Washington aims to boost production and processing of rare earths and lithium, another key mineral component, while “working with allies and partners to increase sustainable global supply and reduce reliance on geopolitical competitors,” Deputy Director of the National Economic Council Sameera Fazili said Tuesday.
Boosting US production
The best hope for boosting American production can be found at the Mountain Pass mine in California.
Once one of the major players in the sector, the mine suffered as China rose and ate up its market share, aided by Beijing’s heavy government subsidies.
MP Materials relaunched the mine in 2017 and aims to make it a symbol of America’s industrial rebirth, saying the concentration of rare earths at its site is one of the world’s largest and highest-grade rare earth deposits, with soil concentrations of seven percent versus 0.1 to four percent elsewhere.
The company’s aim is to separate rare earth minerals from each other via a chemical process, and then by 2025 manufacture the magnets that industry uses—as market-leading Chinese firms currently do.
The project was supported by the US government, while a Chinese firm is a minority shareholder.
Elsewhere, Australian company Lynas has won several contracts in the United States, including an ore refinery in Texas for the military that was supported by the Defense Department.
Complications for Europe
In Europe, Bernd Schafer, CEO and Managing Director of rare earth mineral consortium Eit Raw Materials, said this month that an “action plan” will soon be presented to the European Commission on how to boost production.

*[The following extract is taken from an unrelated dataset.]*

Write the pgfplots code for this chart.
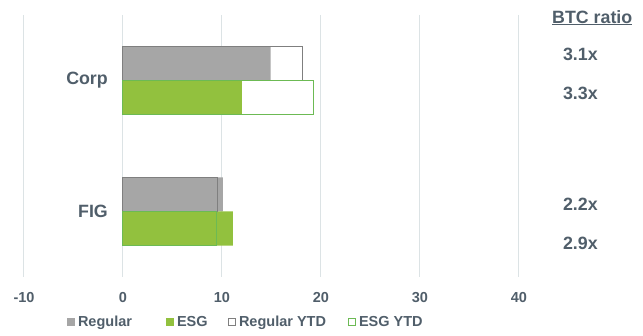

Europe, however, faces a more complicated path to achieving this goal, said David Merriman, a specialist in batteries and electric cars for London-based consultancy Roskill.
“Europe is expected to rely on importing raw materials or semi-processed materials and become more a processing base or recycling base,” he said.
China is expected to remain dominant for some time to come, but Schafer said that if recycling is scaled up, “20 to 30 percent of Europe’s rare earth magnet needs by 2030 could be sourced domestically in the EU from literally zero today.”
The desire to accelerate rare earth production comes amid a shortage of semiconductors, which are essential for the computing and automotive industries and mostly manufactured in Asia.
The scarcity “has caused global manufacturers to think about their supply chain in a new way, and think about vulnerabilities,” a spokesman for MP Materials said, adding that several European automotive and wind power firms are already in contact with the company.